<<<<

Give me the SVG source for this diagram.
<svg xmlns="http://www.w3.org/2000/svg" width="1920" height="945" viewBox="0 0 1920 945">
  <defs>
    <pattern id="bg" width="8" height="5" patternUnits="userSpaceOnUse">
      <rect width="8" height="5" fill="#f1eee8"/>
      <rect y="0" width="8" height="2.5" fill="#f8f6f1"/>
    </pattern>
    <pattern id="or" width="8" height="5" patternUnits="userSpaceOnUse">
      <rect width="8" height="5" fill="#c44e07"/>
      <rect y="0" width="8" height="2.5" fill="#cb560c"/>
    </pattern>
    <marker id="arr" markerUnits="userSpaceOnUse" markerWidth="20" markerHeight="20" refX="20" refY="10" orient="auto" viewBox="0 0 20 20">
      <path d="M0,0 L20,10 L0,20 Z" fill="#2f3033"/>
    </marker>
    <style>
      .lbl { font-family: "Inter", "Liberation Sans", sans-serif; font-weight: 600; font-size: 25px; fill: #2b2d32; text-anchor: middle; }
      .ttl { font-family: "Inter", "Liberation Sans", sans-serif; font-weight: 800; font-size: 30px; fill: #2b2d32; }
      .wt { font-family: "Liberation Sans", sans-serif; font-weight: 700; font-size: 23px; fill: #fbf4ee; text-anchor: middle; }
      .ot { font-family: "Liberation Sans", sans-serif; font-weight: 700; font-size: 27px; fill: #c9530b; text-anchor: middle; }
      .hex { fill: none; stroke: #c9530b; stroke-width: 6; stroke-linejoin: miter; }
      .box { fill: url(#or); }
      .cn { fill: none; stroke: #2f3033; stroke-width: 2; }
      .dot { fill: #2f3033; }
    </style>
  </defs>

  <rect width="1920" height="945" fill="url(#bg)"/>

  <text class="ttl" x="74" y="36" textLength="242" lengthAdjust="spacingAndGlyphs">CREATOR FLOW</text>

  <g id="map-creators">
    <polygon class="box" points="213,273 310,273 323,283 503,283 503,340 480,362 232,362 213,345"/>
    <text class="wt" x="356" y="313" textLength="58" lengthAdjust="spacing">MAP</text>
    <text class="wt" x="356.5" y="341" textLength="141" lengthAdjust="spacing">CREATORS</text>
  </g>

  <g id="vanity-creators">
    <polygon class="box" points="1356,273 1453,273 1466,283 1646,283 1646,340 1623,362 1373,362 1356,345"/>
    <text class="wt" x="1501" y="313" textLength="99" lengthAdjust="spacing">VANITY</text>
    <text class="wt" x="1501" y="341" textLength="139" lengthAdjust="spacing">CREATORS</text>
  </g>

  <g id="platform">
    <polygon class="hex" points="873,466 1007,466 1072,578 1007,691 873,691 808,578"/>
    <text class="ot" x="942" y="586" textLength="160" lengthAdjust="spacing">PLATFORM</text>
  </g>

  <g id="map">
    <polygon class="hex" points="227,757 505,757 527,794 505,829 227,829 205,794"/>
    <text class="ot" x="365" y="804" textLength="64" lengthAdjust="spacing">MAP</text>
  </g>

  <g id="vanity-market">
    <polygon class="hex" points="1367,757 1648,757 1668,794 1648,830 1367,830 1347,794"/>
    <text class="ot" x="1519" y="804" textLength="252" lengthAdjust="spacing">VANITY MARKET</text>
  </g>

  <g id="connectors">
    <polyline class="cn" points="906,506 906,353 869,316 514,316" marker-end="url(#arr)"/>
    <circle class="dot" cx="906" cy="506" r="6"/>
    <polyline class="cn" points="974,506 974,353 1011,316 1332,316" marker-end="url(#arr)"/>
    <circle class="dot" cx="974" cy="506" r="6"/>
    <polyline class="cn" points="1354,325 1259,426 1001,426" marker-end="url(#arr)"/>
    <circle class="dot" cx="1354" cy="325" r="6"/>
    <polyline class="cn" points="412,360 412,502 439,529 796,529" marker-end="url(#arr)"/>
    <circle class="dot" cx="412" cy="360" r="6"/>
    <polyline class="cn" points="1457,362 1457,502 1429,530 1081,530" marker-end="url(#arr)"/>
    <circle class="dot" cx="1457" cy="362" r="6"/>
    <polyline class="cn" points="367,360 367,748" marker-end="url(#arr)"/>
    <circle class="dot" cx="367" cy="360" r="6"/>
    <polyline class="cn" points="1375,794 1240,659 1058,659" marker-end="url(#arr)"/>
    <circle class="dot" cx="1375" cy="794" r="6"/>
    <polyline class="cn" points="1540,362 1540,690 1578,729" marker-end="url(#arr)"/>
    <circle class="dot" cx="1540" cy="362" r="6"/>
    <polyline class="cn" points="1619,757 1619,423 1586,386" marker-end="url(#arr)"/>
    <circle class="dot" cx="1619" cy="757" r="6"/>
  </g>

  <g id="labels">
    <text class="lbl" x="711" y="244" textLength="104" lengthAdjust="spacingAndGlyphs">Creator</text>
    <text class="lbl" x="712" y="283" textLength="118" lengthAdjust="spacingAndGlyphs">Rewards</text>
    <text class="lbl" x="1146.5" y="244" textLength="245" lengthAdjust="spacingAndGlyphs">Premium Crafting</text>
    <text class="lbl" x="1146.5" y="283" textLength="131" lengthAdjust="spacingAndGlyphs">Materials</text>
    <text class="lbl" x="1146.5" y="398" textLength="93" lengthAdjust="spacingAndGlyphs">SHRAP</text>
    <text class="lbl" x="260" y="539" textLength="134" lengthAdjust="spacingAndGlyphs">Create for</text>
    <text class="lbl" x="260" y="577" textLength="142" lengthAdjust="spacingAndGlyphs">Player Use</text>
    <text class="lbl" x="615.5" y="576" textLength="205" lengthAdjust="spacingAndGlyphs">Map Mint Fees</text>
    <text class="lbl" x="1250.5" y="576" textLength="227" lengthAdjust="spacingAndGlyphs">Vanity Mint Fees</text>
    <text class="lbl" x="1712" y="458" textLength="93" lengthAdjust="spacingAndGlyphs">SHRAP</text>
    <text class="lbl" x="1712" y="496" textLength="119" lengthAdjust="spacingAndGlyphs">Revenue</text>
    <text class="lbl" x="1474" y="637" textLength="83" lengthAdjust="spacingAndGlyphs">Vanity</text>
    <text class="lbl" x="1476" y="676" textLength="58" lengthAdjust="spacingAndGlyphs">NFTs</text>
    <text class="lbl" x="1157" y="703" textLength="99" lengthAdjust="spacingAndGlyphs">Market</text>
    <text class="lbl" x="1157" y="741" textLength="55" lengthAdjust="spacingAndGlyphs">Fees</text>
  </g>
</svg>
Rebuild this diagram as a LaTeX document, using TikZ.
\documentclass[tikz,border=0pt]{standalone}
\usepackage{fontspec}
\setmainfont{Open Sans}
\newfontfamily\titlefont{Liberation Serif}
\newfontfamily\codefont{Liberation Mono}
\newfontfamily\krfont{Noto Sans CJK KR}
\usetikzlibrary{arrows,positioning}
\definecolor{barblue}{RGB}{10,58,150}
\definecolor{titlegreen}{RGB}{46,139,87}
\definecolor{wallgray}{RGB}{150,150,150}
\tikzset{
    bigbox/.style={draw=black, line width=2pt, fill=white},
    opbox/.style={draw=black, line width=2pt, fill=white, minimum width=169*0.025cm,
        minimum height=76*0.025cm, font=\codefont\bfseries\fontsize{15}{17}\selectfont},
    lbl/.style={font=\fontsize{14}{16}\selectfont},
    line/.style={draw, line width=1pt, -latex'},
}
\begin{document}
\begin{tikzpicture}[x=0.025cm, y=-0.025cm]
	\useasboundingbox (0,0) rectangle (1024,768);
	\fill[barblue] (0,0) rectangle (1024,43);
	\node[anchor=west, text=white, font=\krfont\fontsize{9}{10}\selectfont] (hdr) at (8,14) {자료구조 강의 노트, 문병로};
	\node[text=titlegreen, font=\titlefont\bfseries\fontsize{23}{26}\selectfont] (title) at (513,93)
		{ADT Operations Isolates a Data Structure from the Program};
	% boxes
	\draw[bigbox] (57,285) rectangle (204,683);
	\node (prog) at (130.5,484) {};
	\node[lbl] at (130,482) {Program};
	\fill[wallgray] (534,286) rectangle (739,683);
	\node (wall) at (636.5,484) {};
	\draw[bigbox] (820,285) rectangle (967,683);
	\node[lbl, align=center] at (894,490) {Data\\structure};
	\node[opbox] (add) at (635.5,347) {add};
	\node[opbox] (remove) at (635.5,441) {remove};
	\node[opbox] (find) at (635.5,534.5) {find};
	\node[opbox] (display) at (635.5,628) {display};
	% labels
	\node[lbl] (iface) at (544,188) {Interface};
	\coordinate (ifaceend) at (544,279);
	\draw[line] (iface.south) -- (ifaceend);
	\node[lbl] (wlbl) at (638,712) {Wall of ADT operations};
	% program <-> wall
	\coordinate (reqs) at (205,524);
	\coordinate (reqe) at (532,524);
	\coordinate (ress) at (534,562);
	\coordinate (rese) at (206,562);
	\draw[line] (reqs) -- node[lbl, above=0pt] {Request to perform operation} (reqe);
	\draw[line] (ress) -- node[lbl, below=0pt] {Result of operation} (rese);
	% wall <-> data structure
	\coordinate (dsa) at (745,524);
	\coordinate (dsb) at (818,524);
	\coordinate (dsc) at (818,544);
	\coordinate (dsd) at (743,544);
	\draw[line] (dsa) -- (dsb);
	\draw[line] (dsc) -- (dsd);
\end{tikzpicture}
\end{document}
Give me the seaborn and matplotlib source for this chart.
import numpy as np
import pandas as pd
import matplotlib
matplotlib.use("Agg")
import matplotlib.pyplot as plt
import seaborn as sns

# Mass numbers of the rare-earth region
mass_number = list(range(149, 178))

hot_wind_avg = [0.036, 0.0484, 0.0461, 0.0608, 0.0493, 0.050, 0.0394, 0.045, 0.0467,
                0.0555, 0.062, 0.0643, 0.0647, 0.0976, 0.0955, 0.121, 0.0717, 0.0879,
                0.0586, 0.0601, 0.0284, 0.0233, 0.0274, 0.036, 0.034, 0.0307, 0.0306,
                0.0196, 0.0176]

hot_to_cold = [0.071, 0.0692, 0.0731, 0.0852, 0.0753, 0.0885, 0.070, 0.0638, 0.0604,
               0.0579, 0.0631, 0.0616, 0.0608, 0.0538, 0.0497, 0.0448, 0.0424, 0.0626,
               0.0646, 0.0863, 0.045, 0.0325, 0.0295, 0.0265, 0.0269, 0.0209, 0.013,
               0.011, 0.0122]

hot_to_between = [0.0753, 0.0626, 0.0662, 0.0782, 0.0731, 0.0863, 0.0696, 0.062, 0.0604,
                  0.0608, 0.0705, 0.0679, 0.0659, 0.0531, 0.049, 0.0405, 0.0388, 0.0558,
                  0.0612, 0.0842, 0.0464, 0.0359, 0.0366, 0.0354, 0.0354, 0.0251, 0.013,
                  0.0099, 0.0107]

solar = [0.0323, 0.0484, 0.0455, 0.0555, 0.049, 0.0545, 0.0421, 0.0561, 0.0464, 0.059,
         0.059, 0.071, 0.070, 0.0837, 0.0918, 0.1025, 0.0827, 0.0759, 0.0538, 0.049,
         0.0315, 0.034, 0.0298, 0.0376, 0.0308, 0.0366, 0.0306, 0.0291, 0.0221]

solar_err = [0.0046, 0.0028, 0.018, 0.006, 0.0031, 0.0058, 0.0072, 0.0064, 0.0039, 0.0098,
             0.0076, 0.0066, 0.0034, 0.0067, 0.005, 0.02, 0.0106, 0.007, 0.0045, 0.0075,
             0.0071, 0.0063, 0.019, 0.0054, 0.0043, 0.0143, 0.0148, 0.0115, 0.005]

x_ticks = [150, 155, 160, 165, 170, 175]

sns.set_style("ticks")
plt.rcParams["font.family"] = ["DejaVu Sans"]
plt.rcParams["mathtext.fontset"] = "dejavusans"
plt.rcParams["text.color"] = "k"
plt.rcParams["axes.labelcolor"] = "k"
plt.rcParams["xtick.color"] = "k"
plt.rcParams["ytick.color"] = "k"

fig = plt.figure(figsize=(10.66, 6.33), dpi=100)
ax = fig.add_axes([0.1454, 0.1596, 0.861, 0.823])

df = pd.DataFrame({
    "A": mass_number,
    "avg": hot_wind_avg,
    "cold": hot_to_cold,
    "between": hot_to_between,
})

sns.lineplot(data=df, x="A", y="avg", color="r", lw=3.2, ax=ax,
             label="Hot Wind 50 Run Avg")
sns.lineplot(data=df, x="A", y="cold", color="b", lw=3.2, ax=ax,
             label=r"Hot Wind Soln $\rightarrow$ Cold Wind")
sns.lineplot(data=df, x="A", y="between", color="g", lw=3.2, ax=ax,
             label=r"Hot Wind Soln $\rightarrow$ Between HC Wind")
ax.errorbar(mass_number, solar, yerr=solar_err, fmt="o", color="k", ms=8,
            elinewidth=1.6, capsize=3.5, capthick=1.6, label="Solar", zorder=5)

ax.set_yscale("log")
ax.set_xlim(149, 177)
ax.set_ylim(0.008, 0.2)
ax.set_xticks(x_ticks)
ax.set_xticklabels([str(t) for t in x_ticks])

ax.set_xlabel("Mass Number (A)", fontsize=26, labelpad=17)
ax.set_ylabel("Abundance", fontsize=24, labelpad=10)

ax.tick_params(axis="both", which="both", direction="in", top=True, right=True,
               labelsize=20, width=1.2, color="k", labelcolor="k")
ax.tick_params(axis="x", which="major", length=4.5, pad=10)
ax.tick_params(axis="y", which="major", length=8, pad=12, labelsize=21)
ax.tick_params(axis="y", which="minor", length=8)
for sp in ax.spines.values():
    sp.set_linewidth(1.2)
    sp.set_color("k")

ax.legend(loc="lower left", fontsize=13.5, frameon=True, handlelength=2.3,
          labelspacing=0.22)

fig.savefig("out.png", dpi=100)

>>>>

• AIM: Examine the listing and say how many of its lines contain the string "source". Give the number alone.

• RESULT: 2